• **Dataset records**
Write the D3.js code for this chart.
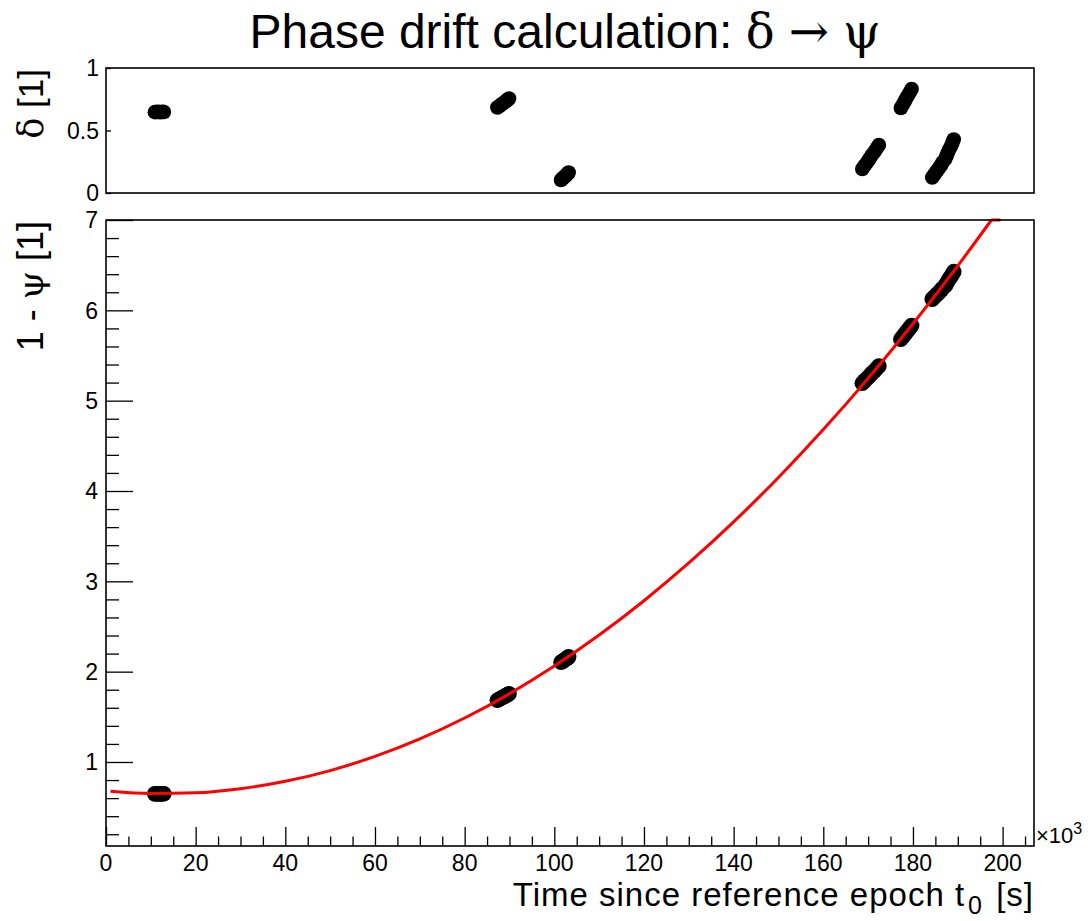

==

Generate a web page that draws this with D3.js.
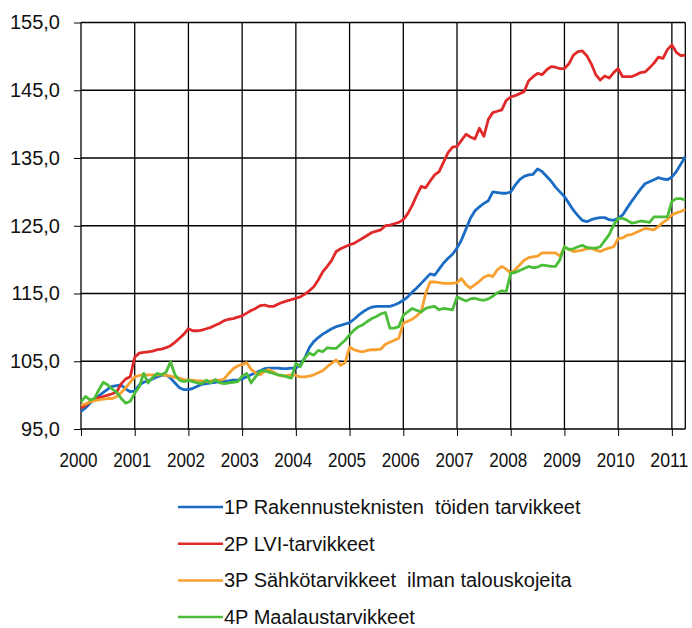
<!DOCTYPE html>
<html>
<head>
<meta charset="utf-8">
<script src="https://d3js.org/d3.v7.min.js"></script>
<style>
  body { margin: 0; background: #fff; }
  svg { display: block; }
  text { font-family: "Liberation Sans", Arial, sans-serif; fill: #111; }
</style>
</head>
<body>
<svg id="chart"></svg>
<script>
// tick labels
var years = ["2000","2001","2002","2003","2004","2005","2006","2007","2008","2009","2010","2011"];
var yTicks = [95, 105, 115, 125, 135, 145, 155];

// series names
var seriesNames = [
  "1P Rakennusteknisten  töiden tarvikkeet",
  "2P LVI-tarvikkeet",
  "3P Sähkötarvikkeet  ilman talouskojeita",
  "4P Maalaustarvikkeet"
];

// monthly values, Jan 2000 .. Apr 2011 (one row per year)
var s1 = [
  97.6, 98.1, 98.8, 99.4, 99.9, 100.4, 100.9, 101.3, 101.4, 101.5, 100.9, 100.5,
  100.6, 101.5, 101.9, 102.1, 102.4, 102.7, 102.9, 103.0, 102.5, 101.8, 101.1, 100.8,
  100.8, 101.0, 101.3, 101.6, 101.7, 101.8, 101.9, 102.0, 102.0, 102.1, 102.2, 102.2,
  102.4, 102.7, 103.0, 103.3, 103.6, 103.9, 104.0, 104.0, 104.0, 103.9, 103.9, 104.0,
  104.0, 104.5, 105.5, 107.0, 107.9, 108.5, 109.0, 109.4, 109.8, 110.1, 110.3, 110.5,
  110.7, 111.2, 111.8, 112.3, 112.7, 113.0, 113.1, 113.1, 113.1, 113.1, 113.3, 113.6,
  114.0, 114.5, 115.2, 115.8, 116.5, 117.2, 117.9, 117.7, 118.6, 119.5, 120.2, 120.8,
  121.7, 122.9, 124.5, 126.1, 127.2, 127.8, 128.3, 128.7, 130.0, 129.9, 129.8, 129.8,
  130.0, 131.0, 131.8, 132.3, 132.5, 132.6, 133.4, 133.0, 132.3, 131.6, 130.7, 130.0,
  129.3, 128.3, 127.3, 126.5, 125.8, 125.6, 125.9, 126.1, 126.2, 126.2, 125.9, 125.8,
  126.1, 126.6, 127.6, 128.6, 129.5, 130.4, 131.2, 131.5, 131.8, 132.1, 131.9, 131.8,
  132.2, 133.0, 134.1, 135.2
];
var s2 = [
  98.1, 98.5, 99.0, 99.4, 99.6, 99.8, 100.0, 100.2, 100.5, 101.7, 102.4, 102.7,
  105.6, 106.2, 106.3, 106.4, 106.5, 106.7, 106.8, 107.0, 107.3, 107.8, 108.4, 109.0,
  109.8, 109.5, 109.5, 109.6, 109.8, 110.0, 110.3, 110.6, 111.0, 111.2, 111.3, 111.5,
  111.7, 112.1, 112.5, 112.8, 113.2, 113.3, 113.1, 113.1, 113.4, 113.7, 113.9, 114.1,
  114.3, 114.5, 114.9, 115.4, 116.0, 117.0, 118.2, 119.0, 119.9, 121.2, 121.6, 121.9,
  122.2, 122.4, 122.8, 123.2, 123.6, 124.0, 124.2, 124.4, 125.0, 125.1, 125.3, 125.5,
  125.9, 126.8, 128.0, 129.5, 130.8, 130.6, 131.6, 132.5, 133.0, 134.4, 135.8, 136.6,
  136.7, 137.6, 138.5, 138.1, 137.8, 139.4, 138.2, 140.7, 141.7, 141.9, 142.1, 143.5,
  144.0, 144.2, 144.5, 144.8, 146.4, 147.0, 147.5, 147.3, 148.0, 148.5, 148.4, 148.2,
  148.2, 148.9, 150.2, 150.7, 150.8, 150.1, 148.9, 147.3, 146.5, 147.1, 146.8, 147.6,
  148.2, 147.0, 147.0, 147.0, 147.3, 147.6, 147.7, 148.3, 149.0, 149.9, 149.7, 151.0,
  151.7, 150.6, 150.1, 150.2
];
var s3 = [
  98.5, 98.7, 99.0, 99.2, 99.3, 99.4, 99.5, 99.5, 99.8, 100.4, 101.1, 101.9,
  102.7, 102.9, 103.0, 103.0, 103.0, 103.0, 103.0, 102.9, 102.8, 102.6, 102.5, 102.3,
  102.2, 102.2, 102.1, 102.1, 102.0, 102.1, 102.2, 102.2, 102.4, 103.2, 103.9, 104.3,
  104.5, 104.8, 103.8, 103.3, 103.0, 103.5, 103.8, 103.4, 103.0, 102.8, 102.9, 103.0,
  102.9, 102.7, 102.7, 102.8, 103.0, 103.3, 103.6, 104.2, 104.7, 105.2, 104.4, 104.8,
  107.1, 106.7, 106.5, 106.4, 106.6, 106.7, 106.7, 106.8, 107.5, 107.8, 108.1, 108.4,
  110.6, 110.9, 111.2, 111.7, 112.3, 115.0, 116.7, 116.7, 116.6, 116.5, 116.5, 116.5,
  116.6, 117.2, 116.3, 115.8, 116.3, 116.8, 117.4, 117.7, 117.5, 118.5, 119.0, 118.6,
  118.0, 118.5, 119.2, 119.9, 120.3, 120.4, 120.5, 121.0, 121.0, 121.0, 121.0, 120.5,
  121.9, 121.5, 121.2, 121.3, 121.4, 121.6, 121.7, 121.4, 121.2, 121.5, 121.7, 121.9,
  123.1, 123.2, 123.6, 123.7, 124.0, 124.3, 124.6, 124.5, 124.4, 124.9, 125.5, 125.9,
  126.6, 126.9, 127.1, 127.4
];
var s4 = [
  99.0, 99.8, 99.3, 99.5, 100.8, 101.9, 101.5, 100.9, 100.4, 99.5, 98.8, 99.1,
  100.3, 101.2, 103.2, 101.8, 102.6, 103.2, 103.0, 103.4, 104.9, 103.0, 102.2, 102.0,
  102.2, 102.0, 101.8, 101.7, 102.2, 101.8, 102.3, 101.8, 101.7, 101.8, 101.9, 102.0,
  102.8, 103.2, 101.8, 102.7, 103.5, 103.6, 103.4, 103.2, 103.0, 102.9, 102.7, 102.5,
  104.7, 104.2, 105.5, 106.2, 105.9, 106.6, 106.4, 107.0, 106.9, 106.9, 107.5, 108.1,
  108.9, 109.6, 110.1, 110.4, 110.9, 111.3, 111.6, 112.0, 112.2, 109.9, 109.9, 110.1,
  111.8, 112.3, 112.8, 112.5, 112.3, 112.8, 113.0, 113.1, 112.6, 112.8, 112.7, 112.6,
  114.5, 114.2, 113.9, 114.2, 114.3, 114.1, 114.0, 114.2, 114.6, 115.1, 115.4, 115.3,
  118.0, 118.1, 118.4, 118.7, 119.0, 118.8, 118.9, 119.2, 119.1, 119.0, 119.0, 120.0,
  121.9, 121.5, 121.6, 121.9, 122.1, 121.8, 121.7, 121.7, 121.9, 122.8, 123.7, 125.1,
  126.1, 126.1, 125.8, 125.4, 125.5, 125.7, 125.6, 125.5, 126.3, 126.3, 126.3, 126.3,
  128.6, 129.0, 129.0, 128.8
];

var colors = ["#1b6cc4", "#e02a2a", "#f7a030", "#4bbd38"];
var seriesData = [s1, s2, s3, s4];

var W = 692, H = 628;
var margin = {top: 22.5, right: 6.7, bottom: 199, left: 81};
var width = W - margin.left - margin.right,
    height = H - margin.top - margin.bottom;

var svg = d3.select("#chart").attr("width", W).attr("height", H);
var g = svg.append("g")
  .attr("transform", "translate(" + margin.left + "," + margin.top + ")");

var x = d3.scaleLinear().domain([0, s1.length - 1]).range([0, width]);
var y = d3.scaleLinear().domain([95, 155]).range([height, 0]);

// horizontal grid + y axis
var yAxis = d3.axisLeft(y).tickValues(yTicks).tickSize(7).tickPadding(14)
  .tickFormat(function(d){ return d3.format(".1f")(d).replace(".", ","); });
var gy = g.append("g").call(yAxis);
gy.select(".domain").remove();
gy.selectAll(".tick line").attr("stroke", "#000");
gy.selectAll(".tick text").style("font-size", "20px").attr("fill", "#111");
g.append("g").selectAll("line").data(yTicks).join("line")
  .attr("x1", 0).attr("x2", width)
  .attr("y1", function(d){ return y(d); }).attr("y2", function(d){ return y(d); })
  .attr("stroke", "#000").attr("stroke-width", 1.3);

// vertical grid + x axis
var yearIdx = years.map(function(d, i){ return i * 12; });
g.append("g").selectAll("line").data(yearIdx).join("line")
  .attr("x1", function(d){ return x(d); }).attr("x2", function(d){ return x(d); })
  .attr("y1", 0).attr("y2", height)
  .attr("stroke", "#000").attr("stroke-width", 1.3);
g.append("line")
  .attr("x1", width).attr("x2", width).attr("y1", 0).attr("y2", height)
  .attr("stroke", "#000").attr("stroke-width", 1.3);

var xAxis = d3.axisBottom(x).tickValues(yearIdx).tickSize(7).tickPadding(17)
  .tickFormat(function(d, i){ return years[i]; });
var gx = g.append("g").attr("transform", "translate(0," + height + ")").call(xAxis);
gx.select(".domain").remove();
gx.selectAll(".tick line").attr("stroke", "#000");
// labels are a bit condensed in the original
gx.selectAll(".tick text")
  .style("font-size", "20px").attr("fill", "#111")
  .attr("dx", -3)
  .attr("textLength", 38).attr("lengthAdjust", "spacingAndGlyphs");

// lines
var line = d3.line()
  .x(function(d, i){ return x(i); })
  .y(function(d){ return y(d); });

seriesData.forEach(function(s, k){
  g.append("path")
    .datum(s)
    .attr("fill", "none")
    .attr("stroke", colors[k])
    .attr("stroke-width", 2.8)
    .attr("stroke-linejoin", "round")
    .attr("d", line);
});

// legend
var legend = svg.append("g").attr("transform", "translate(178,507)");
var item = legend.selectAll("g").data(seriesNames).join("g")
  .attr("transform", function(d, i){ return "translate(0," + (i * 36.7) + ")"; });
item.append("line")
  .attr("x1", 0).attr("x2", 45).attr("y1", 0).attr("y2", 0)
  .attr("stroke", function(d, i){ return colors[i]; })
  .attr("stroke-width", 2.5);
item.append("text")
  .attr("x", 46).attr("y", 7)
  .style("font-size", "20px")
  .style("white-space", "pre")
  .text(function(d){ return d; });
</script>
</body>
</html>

• **Short problem**
Give back exactly the lines from the one containing "Generate a web" to the one containing "var yTicks = [95, 105, 115, 125, 135, 145, 155];", both included, and no pictures.

• **Answer to this problem**
Generate a web page that draws this with D3.js.
<!DOCTYPE html>
<html>
<head>
<meta charset="utf-8">
<script src="https://d3js.org/d3.v7.min.js"></script>
<style>
  body { margin: 0; background: #fff; }
  svg { display: block; }
  text { font-family: "Liberation Sans", Arial, sans-serif; fill: #111; }
</style>
</head>
<body>
<svg id="chart"></svg>
<script>
// tick labels
var years = ["2000","2001","2002","2003","2004","2005","2006","2007","2008","2009","2010","2011"];
var yTicks = [95, 105, 115, 125, 135, 145, 155];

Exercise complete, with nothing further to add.